Dataset content:
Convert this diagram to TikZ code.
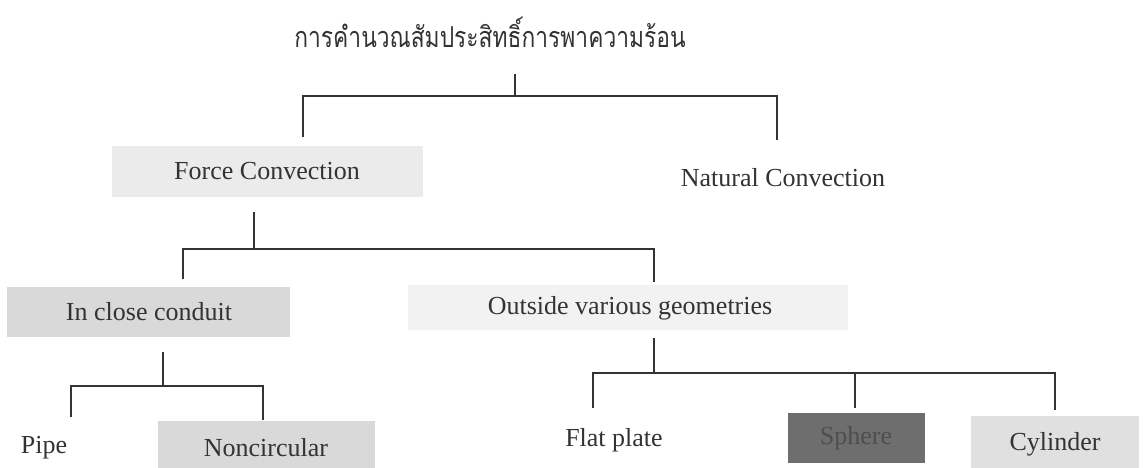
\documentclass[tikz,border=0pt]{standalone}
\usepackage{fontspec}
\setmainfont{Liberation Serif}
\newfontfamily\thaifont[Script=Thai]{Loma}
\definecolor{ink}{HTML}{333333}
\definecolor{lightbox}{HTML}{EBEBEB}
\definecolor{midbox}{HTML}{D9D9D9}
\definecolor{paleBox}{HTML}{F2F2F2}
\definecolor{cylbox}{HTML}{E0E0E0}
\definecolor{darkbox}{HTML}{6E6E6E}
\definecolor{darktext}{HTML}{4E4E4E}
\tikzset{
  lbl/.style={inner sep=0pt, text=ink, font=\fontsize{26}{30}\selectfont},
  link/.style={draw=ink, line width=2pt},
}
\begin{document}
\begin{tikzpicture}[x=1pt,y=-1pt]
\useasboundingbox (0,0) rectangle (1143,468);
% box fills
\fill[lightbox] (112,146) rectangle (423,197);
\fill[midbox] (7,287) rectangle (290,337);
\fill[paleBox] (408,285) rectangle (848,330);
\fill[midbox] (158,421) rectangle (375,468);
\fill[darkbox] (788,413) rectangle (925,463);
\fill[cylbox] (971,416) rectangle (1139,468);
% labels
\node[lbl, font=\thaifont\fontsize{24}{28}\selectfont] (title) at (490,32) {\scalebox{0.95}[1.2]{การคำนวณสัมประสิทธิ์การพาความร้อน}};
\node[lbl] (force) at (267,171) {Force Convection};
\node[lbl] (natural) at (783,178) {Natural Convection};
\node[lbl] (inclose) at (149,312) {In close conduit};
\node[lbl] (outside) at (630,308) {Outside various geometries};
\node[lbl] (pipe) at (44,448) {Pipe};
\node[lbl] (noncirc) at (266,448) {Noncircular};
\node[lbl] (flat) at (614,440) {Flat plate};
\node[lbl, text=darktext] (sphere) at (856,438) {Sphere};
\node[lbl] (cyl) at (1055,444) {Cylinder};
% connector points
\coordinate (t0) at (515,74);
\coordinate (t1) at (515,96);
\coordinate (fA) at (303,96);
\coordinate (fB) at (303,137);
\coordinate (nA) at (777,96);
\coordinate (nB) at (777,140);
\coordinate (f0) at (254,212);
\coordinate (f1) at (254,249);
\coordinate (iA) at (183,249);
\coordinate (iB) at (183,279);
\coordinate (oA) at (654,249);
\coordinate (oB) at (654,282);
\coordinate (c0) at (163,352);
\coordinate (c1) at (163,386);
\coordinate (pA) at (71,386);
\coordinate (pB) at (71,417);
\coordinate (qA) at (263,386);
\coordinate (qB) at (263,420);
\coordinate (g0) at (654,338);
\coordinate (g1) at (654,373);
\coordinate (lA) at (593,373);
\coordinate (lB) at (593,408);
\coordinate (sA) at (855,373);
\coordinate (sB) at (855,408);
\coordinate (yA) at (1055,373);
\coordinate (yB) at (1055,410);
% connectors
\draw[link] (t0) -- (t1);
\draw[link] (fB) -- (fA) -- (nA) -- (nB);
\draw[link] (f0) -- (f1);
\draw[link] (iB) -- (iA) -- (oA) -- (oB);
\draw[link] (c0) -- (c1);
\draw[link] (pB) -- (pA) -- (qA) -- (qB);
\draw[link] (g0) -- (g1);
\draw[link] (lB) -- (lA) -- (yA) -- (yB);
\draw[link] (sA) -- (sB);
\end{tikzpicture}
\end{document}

--

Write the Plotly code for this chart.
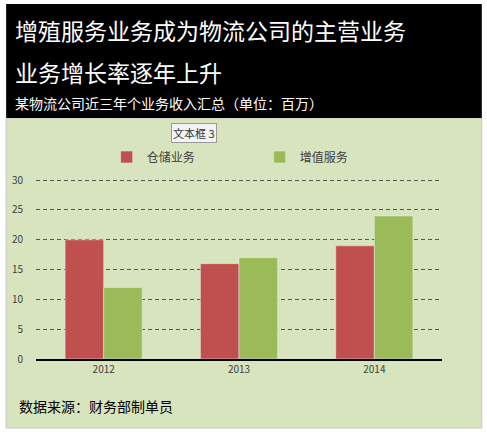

Requirement:
State only how many lines in the material include "code".

Answer to this task:
2